I was just looking at my last statement from Blue Water Resources at the Holt 4-28 well just above this formation is paying $1.51 per unit price (June 20, 2021) which I assume is Mcf. Would that be a better price to use rather than the $3 you recommend for both Clifton horizontal wells for the estimated income?

Martha, I really need to Know if I am understanding the math on this as the terms are new to me. Using the estimated lifetime production of Clifton #1 well we have 9,625 MMCF which = 9,625,000 Mcf @ $3 per Mcf = $28,875,000 Then with a royalty percentage decimal of 0.007915 (3/16) the gross royalty would be $228,545 per well. That’s gross, net would be prior to production taxes and post production costs that I might not be able to negotiate out. The annual first years production (1 to 3) per well could be on the low side 2,000,000 Mcf @ $3 per Mcf = $6,000,000 each well. Royalty would be times 0.00791016 for $47,490 each well if they both produce the estimated low side. Did I do the estimated math correctly? Thanks for your help on this. These are real answers to difficult questions.

Yes, that is fairly close to what I calculated using $3.00. Your operator may have a different contract with the gas processing group so a lower amount is also possible which addresses your other question. Given that the section to the west has five wells, the reservoir can handle that kind of volume extraction. Your operator has two wells planned but has left room in the middle for additional wells. There is never a simple answer, but a range of high side-low side estimates, do you want your money now or more spread out, etc. Another option is to sell a portion and keep a portion and split the risk. You get some upfront and some along the way. You will get the most value out of the wells in the first four years, so either way you get value (if the wells are successful).

Martha, Wow I can see now why we should look at not selling the Minerals, and hold on for the leasing. Sanguine has not been responsive to royalty owners questions, so I might need to find out more about who does what in forced pooling. Thanks, your info is of great help to us.

The Oklahoma Corporation Commission has a nice document that describes Force Pooling. If I cannot get a good lease with favorable terms that change objectionable clauses, then I frequently go with the FP. It is essentially a six month or one year “lease” for just the reservoirs listed. Essentially gives a depth clause and a tight time frame in which to drill. The options given are generally fairly close to the competitive offers for leasing. Many banks and trust offices just automatically go with the FP route. In a few rare cases, I have had the times run out and have received several sets of bonus checks before the well gets drilled. Rare, but nice.

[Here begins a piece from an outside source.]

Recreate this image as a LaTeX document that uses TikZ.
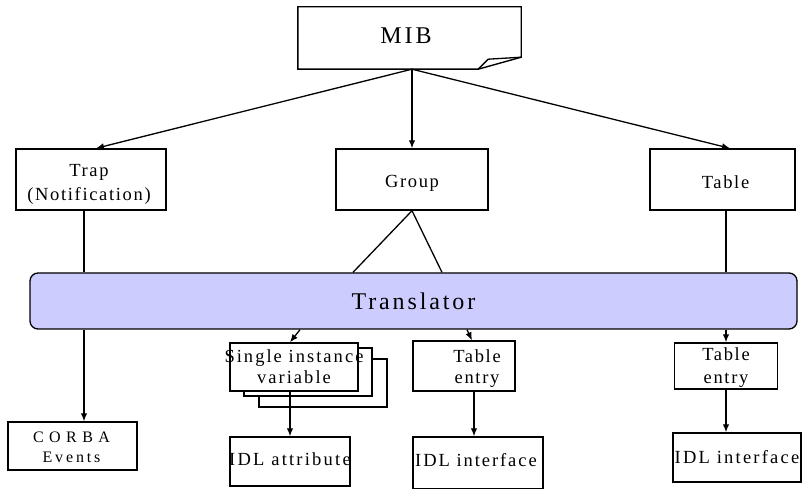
\documentclass[tikz,border=0pt]{standalone}
\usepackage{fontspec}
\setmainfont{Liberation Serif}
\newfontfamily\spA[LetterSpace=9]{Liberation Serif}
\newfontfamily\spB[LetterSpace=11]{Liberation Serif}
\newfontfamily\spC[LetterSpace=12]{Liberation Serif}
\newfontfamily\spD[LetterSpace=10.5]{Liberation Serif}
\newfontfamily\spE[LetterSpace=18]{Liberation Serif}
\newfontfamily\spF[LetterSpace=34]{Liberation Serif}
\newfontfamily\spT[LetterSpace=12]{Liberation Serif}
\usetikzlibrary{arrows.meta}
\definecolor{transfill}{HTML}{CCCCFF}

\tikzset{
  box/.style={draw, line width=1.4pt, fill=white, inner sep=0pt},
  lbl/.style={font=\spA\fontsize{18.5}{21}\selectfont, align=center, inner sep=0pt},
  biglbl/.style={font=\spT\fontsize{24}{28}\selectfont, inner sep=0pt},
  link/.style={line width=1.3pt},
  arr/.style={link, -{Latex[length=8pt,width=6.5pt]}}
}

\begin{document}
\begin{tikzpicture}[x=1pt, y=-1pt]
\useasboundingbox (0,0) rectangle (804,489);

% --- MIB document (folded corner) ---
\node[inner sep=0pt, minimum width=223pt, minimum height=62pt,
      label={[biglbl, xshift=-3.5pt, yshift=2pt]center:MIB}] (mib) at (409.5,38) {};
\draw[line width=1.4pt]
  (mib.north west) -- (mib.north east) -- ([yshift=12pt]mib.south east)
  -- ([xshift=-43pt]mib.south east) -- (mib.south west) -- cycle;
\draw[line width=1.3pt]
  ([xshift=-43pt]mib.south east) -- ([xshift=-33pt,yshift=10pt]mib.south east)
  -- ([yshift=12pt]mib.south east);
\coordinate (mibout) at ([xshift=2.5pt]mib.south);

% --- first level ---
\node[box, minimum width=150pt, minimum height=61pt,
      label={[lbl, font=\spA\fontsize{18.5}{24}\selectfont, xshift=-2pt, yshift=-5pt]center:Trap\\(Notification)}]
      (trap) at (91,179.5) {};
\node[box, minimum width=152pt, minimum height=61pt,
      label={[lbl, yshift=-4.2pt]center:Group}] (group) at (412,179.5) {};
\node[box, minimum width=145pt, minimum height=61pt,
      label={[lbl, xshift=3pt, yshift=-2.5pt]center:Table}] (table) at (722.5,179.5) {};

\draw[arr] (mibout) -- ([xshift=5pt]trap.north);
\draw[arr] (mibout) -- (group.north);
\draw[arr] (mibout) -- ([xshift=7.5pt]table.north);

% --- translator bar ---
\node[draw, line width=1.3pt, fill=transfill, rounded corners=8pt,
      minimum width=767pt, minimum height=56pt, inner sep=0pt,
      label={[biglbl]center:Translator}] (tr) at (413.5,301) {};

% connectors between first level and translator
\coordinate (trapx) at (84,0);
\coordinate (tablex) at (726,0);
\draw[link] (trap.south -| trapx) -- (tr.north -| trapx);
\draw[link] (table.south -| tablex) -- (tr.north -| tablex);
\path (tr.north -| group.south) ++(-59,0) coordinate (gleft);
\path (tr.north -| group.south) ++(30,0) coordinate (gright);
\draw[link] (gleft) -- (group.south) -- (gright);

% --- second level ---
\node[box, minimum width=128pt, minimum height=48pt] (sgl3) at (323,383) {};
\node[box, minimum width=128pt, minimum height=48pt] (sgl2) at (308,372) {};
\node[box, minimum width=128pt, minimum height=48pt,
      label={[lbl, font=\spB\fontsize{18.5}{21}\selectfont, yshift=0.8pt]center:Single instance\\variable}] (sgl) at (294,367) {};

\node[box, minimum width=102pt, minimum height=50pt,
      label={[lbl, xshift=13pt, yshift=-2.2pt]center:Table\\entry}]
      (entM) at (464,366) {};
\node[box, minimum width=103pt, minimum height=46pt,
      label={[lbl, yshift=-1.7pt, font=\spA\fontsize{18.5}{22.6}\selectfont]center:Table\\entry}]
      (entR) at (726,366) {};

\node[box, minimum width=129pt, minimum height=48pt,
      label={[inner sep=0pt, align=center, font=\fontsize{16}{20}\selectfont, yshift=-1.7pt, xshift=-1pt]center:{\spF CORBA}\\{\spE Events}}]
      (corba) at (72.5,446) {};

% --- third level ---
\node[box, minimum width=120pt, minimum height=49pt,
      label={[lbl, font=\spC\fontsize{18.5}{21}\selectfont, yshift=2pt]center:IDL attribute}] (idlA) at (290,461.5) {};
\node[box, minimum width=130pt, minimum height=52pt,
      label={[lbl, font=\spD\fontsize{18.5}{21}\selectfont, yshift=3.3pt, xshift=-2pt]center:IDL interface}] (idlM) at (478,463) {};
\node[box, minimum width=128pt, minimum height=49pt,
      label={[lbl, font=\spC\fontsize{18.5}{21}\selectfont]center:IDL interface}] (idlR) at (737,457.5) {};

% --- connectors below the translator ---
\coordinate (attrx) at (290,0);
\coordinate (entx) at (474,0);
\draw[arr] (tr.south -| trapx) -- (corba.north -| trapx);
\path (tr.south -| sgl.north) ++(6,0) coordinate (sglin);
\draw[arr] (sglin) -- ([xshift=-4pt]sgl.north);
\path (tr.south -| entM.north) ++(3,0) coordinate (entin);
\draw[arr] (entin) -- ([xshift=8pt]entM.north);
\draw[arr] (tr.south -| tablex) -- (entR.north -| tablex);

\draw[arr] (sgl.south -| attrx) -- (idlA.north -| attrx);
\draw[arr] (entM.south -| entx) -- (idlM.north -| entx);
\draw[arr] (entR.south -| tablex) -- (idlR.north -| tablex);
\end{tikzpicture}
\end{document}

when force pooling comes into effect does it cover “no post production charges”

in the past, the forced poolings for OK were for gross proceeds. It depends upon the wording of the pooling now and which operator you are dealing with.

Ed- short answer- Doubtful.

If Mittelstaedt language is added to a lease, pertaining to the requirement for the operating company to release data showing that the extra lease payment deduction beyond the first marketable gas price are shown to be reasonable, that the deduction is shown to be proportionally assessed, transforming an already marketable product to an enhanced product do operators actually release these details to a lease holder? Have you seen any of these details ever released by Sanguine Gas or Trinity Operating? Does it take a letter from a lawyer to get this released or do they release it with a letter from the royalty owner? If the cost are not reasonable (such as building a mini refinery or negatively effecting a first marketable gas price, does the lessor have any other option but hiring a lawyer to sue?